On September 9, Xinhua quoted a report from the Russian newspaper Independent (Независимая газета) that China is becoming Tajikistan’s most important economic and strategic partner.
The article, titled, "Tajikistan Is Becoming China’s Important Client in Raw Materials" stated, "Today, Beijing is one of Dushanbe’s [the capital of Tajikistan] top three trading partners. During 2011, bilateral trade exceeded US$2 billion. Dushanbe believes that this is not the upper limit."
"Xinjiang is treated as one of the future directions of the two sides for expanding trade cooperation. Emomalii Rahmon (the President of Tajikistan) said in an interview, that he hoped to reach an agreement on the Tajikistan-Xinjiang Uyghur Autonomous Region (XUAR) subcommittee on economic and trade cooperation during his talks with Chinese leaders. One cannot rule out that the plan will be implemented, as China regards Tajikistan as Xinjiang’s energy supplier."
"Tajikistan also hopes to participate in supplying natural gas to China. The Central Asia gas pipeline will go through Uzbekistan, Kyrgyzstan, and Tajikistan. Dushanbe wants to pump the natural gas from the Bokhtar field into the pipeline. China National Petroleum Corporation (CNPC) and the French Total oil company have started to develop this field.

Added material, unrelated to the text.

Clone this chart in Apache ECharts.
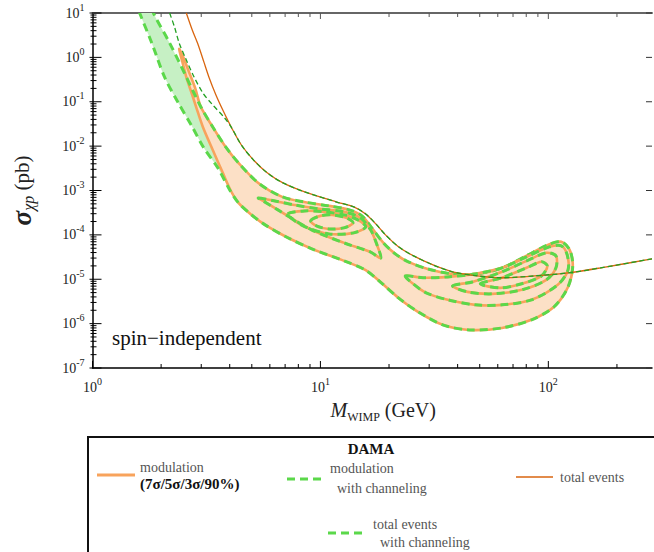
<!DOCTYPE html>
<html>
<head>
<meta charset="utf-8">
<script src="https://cdn.jsdelivr.net/npm/echarts@6/dist/echarts.min.js"></script>
<style>
html,body{margin:0;padding:0;background:#fff;}
#main{width:654px;height:552px;}
</style>
</head>
<body>
<div id="main"></div>
<script>
// all points are [M_WIMP (GeV), sigma_xp (pb)]
// modulation with channeling, 7 sigma: left edge, top -> bottom
var chanLeft = [[1.53,20],[1.61,10],[1.82,2.11],[2.07,0.362],[2.38,0.094],[2.71,0.030],[3.08,0.0091],[3.55,0.00323],[4.0,0.00103]];
// channeling band, right edge going up
var chanRight = [[3.37,0.027],[2.99,0.076],[2.58,0.362],[2.18,2.11],[1.85,10],[1.77,20]];
// modulation (no channeling) 7 sigma tip: left edge down, right edge up
var peachLeft = [[2.40,1.55],[2.48,0.79],[2.58,0.36],[2.74,0.142],[2.85,0.076],[3.05,0.027],[3.37,8.2e-3],[3.73,2.5e-3],[4.04,1.0e-3]];
var peachRight = [[3.37,0.027],[2.99,0.076],[2.82,0.205],[2.63,0.52],[2.50,1.02]];
// common 7 sigma banana: lower edge left -> right, upper edge right -> left
var bandLower = [[4.37,5.26e-4],[4.93,2.97e-4],[5.72,1.68e-4],[7.2,8.6e-5],[9.4,4.6e-5],[12.7,2.6e-5],[15.8,1.6e-5],[18.5,8.3e-6],[22,3.8e-6],[26.8,1.85e-6],[34.4,9.4e-7],[45,7.2e-7],[62.6,8.0e-7],[84.4,1.22e-6],[106,2.4e-6],[122,6.7e-6],[128,2.0e-5],[124,4.6e-5],[114,7.0e-5]];
var bandUpper = [[100,6.0e-5],[80.3,3.4e-5],[62.6,1.8e-5],[48.8,1.32e-5],[38,1.32e-5],[29.6,1.71e-5],[24.3,2.47e-5],[21.3,3.73e-5],[18.9,6.6e-5],[16.8,1.44e-4],[15.2,2.68e-4],[13.4,3.66e-4],[10.9,4.5e-4],[8.5,5.5e-4],[6.8,7.2e-4],[5.34,1.48e-3],[4.37,4.2e-3],[3.84,9.6e-3]];
// inner contours (5 sigma / 3 sigma / 90%), low-mass island
var contA = [[5.34,6.8e-4],[6.32,5.8e-4],[7.72,4.7e-4],[9.9,3.85e-4],[12.7,3.3e-4],[15.0,2.4e-4],[16.6,1.3e-4],[17.7,6.0e-5],[18.4,3.0e-5],[16.6,4.1e-5],[12.7,6.6e-5],[9.14,1.3e-4],[6.51,3.66e-4],[5.61,5.8e-4]];
var contB = [[7.2,2.97e-4],[8.53,3.47e-4],[10.4,3.3e-4],[12.7,2.82e-4],[14.6,2.18e-4],[15.8,1.51e-4],[14.0,1.11e-4],[10.9,1.05e-4],[8.79,1.44e-4],[7.72,2.07e-4]];
var contC = [[9.06,2.07e-4],[10,2.68e-4],[11.3,2.82e-4],[13.0,2.42e-4],[13.9,1.86e-4],[12.7,1.44e-4],[10.9,1.36e-4],[9.6,1.6e-4]];
// high-mass island
var contD = [[23.6,1.19e-5],[28.2,1.08e-5],[36.2,1.13e-5],[47.8,1.32e-5],[62.6,1.81e-5],[80.3,3.2e-5],[101,5.37e-5],[114,5.65e-5],[121,3.55e-5],[122,1.63e-5],[110,7.5e-6],[84.4,3.44e-6],[62.6,2.65e-6],[47.8,2.65e-6],[36.2,3.44e-6],[29.1,4.94e-6],[25.5,7.9e-6]];
var contE = [[38,7.1e-6],[46.4,8.7e-6],[62.6,1.47e-5],[80.3,2.6e-5],[98,3.94e-5],[108,3.37e-5],[108,1.81e-5],[98,9.7e-6],[76.4,5.77e-6],[56.6,4.69e-6],[44.2,5.2e-6]];
var contF = [[50.3,7.9e-6],[62.6,1.08e-5],[80.3,1.81e-5],[93.3,2.47e-5],[99,2.0e-5],[93.3,1.19e-5],[76.4,7.9e-6],[61.4,6.4e-6]];
// total events (upper bound curve)
var lineTotal = [[2.58,10],[2.74,4.14],[2.91,1.9],[3.08,0.79],[3.24,0.362],[3.48,0.142],[3.73,0.065],[4.08,0.0257],[4.5,0.0106],[5.08,4.9e-3],[5.84,2.5e-3],[6.85,1.48e-3],[8.53,9.3e-4],[11.8,5.5e-4],[14.0,4.27e-4],[15.8,2.97e-4],[17.5,1.77e-4],[19.3,1.0e-4],[22,5.4e-5],[25.5,3.4e-5],[31.2,2.1e-5],[38,1.47e-5],[48.8,1.19e-5],[62.6,1.08e-5],[87,1.19e-5],[122,1.39e-5],[170,1.81e-5],[285,2.88e-5]];
// total events with channeling, until it joins the curve above
var chanTop = [[2.18,10],[2.29,4.84],[2.40,2.11],[2.58,0.874],[2.79,0.362],[3.05,0.158],[3.34,0.089],[3.8,0.043]];

var xMajor = [1, 10, 100];
var yMajor = [1e-7, 1e-6, 1e-5, 1e-4, 1e-3, 1e-2, 1e-1, 1, 10];
var xMax = 285;

var xMinor = [], yMinor = [];
xMajor.forEach(function (d) { for (var k = 2; k < 10; k++) if (k * d <= xMax) xMinor.push(k * d); });
yMajor.slice(0, 8).forEach(function (d) { for (var k = 2; k < 10; k++) yMinor.push(k * d); });

var serif = '"Liberation Serif", "DejaVu Serif", serif';
var cOrange = '#f8a35c', cGreen = '#5bd84a';

var chanPoly = chanLeft.concat(bandLower, bandUpper, chanRight);
var peachPoly = peachLeft.concat(bandLower, bandUpper, peachRight);

function area(pts, style, z) {
  return {
    type: 'custom', coordinateSystem: 'cartesian2d', silent: true, clip: true, z: z,
    data: [pts[0]], encode: { x: 0, y: 1 },
    renderItem: function (params, api) {
      var cs = params.coordSys;
      return {
        type: 'polygon',
        shape: { points: pts.map(function (p) { return api.coord(p); }), smooth: 0.3 },
        style: style,
        clipPath: { type: 'rect', shape: { x: cs.x, y: cs.y, width: cs.width, height: cs.height } }
      };
    }
  };
}

function contour(pts, z) {
  return [
    area(pts, { fill: 'none', stroke: cOrange, lineWidth: 2.6 }, z),
    area(pts, { fill: 'none', stroke: cGreen, lineWidth: 3, lineDash: [8, 5] }, z + 0.1)
  ];
}

function ticks(data, draw, color) {
  return {
    type: 'custom', coordinateSystem: 'cartesian2d', silent: true, clip: false, z: 10,
    data: data, encode: { x: 0, y: 1 },
    renderItem: function (params, api) {
      var c = api.coord([api.value(0), api.value(1)]);
      var s = draw(c);
      return { type: 'line', shape: { x1: s[0], y1: s[1], x2: s[2], y2: s[3] }, style: { stroke: color, lineWidth: 1 } };
    }
  };
}

function expLabel(v) {
  var e = Math.log10(v), r = Math.round(e);
  if (Math.abs(e - r) > 0.01) return '';
  return '{b|10}{e|' + r + '}';
}

var labelRich = {
  b: { fontSize: 14, lineHeight: 22, fontFamily: serif, color: '#222' },
  e: { fontSize: 10, lineHeight: 10, verticalAlign: 'top', fontFamily: serif, color: '#222' }
};

var series = [
  area(chanPoly, { fill: '#c6f0c4' }, 1),
  area(peachPoly, { fill: '#fce0c6' }, 1.5),
  area(peachPoly, { fill: 'none', stroke: cOrange, lineWidth: 2.6 }, 2),
  area(chanPoly, { fill: 'none', stroke: cGreen, lineWidth: 3, lineDash: [8, 5] }, 2.1)
];
[contA, contB, contC, contD, contE, contF].forEach(function (c) { series = series.concat(contour(c, 3)); });

series.push({
  type: 'line', name: 'total events', data: lineTotal, symbol: 'none', smooth: 0.3, clip: true, z: 5,
  lineStyle: { color: '#d9650f', width: 1.3 }, silent: true
});
series.push({
  type: 'line', name: 'total events with channeling', data: chanTop.concat(lineTotal.slice(7)), symbol: 'none', smooth: 0.3, clip: true, z: 6,
  lineStyle: { color: '#22a022', width: 1.3, type: [5, 3] }, silent: true
});

// axis ticks
series.push(ticks(xMajor.map(function (v) { return [v, 1e-7]; }), function (c) { return [c[0], c[1], c[0], c[1] - 7]; }, '#000'));
series.push(ticks(xMinor.map(function (v) { return [v, 1e-7]; }), function (c) { return [c[0], c[1], c[0], c[1] - 4]; }, '#000'));
series.push(ticks(xMajor.map(function (v) { return [v, 10]; }), function (c) { return [c[0], c[1], c[0], c[1] + 6]; }, '#555'));
series.push(ticks(xMinor.map(function (v) { return [v, 10]; }), function (c) { return [c[0], c[1], c[0], c[1] + 4]; }, '#555'));
series.push(ticks(yMajor.map(function (v) { return [1, v]; }), function (c) { return [c[0] - 3, c[1], c[0] + 9, c[1]]; }, '#000'));
series.push(ticks(yMinor.map(function (v) { return [1, v]; }), function (c) { return [c[0] - 2, c[1], c[0] + 4, c[1]]; }, '#000'));
series.push(ticks(yMajor.map(function (v) { return [xMax, v]; }), function (c) { return [c[0] - 6, c[1], c[0], c[1]]; }, '#333'));

var legendText = function (x, y, t, extra) {
  var s = { text: t, x: x, y: y, fill: '#555', font: '14px ' + serif, verticalAlign: 'middle' };
  for (var k in extra) s[k] = extra[k];
  return { type: 'text', style: s, z: 20 };
};

var chart = echarts.init(document.getElementById('main'), null, { renderer: 'svg' });
chart.setOption({
  animation: false,
  grid: { left: 85, right: 2, top: 13, bottom: 184 },
  xAxis: [{
    type: 'log', logBase: 10, min: 1, max: xMax,
    name: '{m|M}{s|WIMP}{g| (GeV)}', nameLocation: 'middle', nameGap: 29,
    nameTextStyle: {
      padding: [0, 0, 0, 22],
      rich: {
        m: { fontFamily: serif, fontStyle: 'italic', fontSize: 20, lineHeight: 26, color: '#222' },
        s: { fontFamily: serif, fontSize: 12, lineHeight: 14, verticalAlign: 'bottom', color: '#222' },
        g: { fontFamily: serif, fontSize: 20, lineHeight: 26, color: '#222' }
      }
    },
    axisLine: { lineStyle: { color: '#000', width: 1.5 } },
    axisTick: { show: false }, splitLine: { show: false },
    axisLabel: { formatter: expLabel, rich: labelRich, margin: 8, showMaxLabel: false }
  }, {
    type: 'log', logBase: 10, min: 1, max: xMax, position: 'top',
    axisLine: { lineStyle: { color: '#666', width: 2 } },
    axisTick: { show: false }, axisLabel: { show: false }, splitLine: { show: false }
  }],
  yAxis: {
    type: 'log', logBase: 10, min: 1e-7, max: 10,
    name: '{s|σ}{c|χp}{p| (pb)}', nameLocation: 'middle', nameRotate: 90, nameGap: 56,
    nameTextStyle: {
      rich: {
        s: { fontFamily: serif, fontStyle: 'italic', fontWeight: 'bold', fontSize: 27, lineHeight: 30, color: '#222' },
        c: { fontFamily: serif, fontStyle: 'italic', fontSize: 16, lineHeight: 16, verticalAlign: 'bottom', color: '#222' },
        p: { fontFamily: serif, fontSize: 21, lineHeight: 30, color: '#222' }
      }
    },
    axisLine: { lineStyle: { color: '#000', width: 1.5 } },
    axisTick: { show: false }, splitLine: { show: false },
    axisLabel: { formatter: expLabel, rich: labelRich, margin: 8 }
  },
  series: series,
  graphic: [
    { type: 'text', left: 112, top: 327, style: { text: 'spin\u2212independent', font: '21px ' + serif, fill: '#111' }, z: 20 },
    { type: 'rect', shape: { x: 88, y: 437, width: 600, height: 140 }, style: { fill: '#fff', stroke: '#111', lineWidth: 2 }, z: 19 },
    legendText(371, 449, 'DAMA', { fill: '#111', font: 'bold 15px ' + serif, align: 'center' }),
    { type: 'line', shape: { x1: 97, y1: 475, x2: 135, y2: 475 }, style: { stroke: cOrange, lineWidth: 3 }, z: 20 },
    legendText(140, 467, 'modulation'),
    legendText(140, 484, '(7σ/5σ/3σ/90%)', { fill: '#111', font: 'bold 15px ' + serif }),
    { type: 'line', shape: { x1: 287, y1: 479, x2: 325, y2: 479 }, style: { stroke: cGreen, lineWidth: 3, lineDash: [8, 5] }, z: 20 },
    legendText(330, 468, 'modulation'),
    legendText(337, 488, 'with channeling'),
    { type: 'line', shape: { x1: 516, y1: 477, x2: 553, y2: 477 }, style: { stroke: '#d9650f', lineWidth: 1.5 }, z: 20 },
    legendText(560, 477, 'total events'),
    { type: 'line', shape: { x1: 328, y1: 533, x2: 367, y2: 533 }, style: { stroke: cGreen, lineWidth: 3, lineDash: [8, 5] }, z: 20 },
    legendText(373, 524, 'total events'),
    legendText(380, 542, 'with channeling')
  ]
});
</script>
</body>
</html>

Experts from the two companies said that Tajikistan is likely to become the region’s second-largest supplier of natural gas to China."
"Last year, China won the right to develop the Zeravshan gold mine. In 2007, China’s Zijin Mining Group Co., Ltd (紫金矿业公司) acquired the Zeravshan Gold Company. In 2013, Zijin invested US$60 million in gold mining. Last year, Tajikistan received a US$140 million long-term loan from China. The funding will ensure the increased production of gold. In addition to gold, China also paid special attention to lead and zinc."
"China’s agriculture encountered little significant competition in Tajikistan. When local farmers traveled to Russia for the Gold Rush, Chinese farmers came to cultivate the land. The Ministry of Agriculture of Tajikistan leased land to Chinese farmers. The Ministry explained that there is a lack of domestic farming capacity, and that cotton-planted lands are no longer suitable for other crops. The Chinese have the technology to restore the salts to the soil. Their Tajikistan grown products will be sold locally."
"In recent years, China’s investment in Tajikistan approached US$500 million (about 3.07 billion yuan); its loans were about US$1 billion (about 6.14 billion yuan). Beijing is becoming a generous and important source of finance for a number of projects in Tajikistan. Tajikistan’s growing economic dependence on China is not only the key for Beijing to access natural resources, but also a tool for political pressure."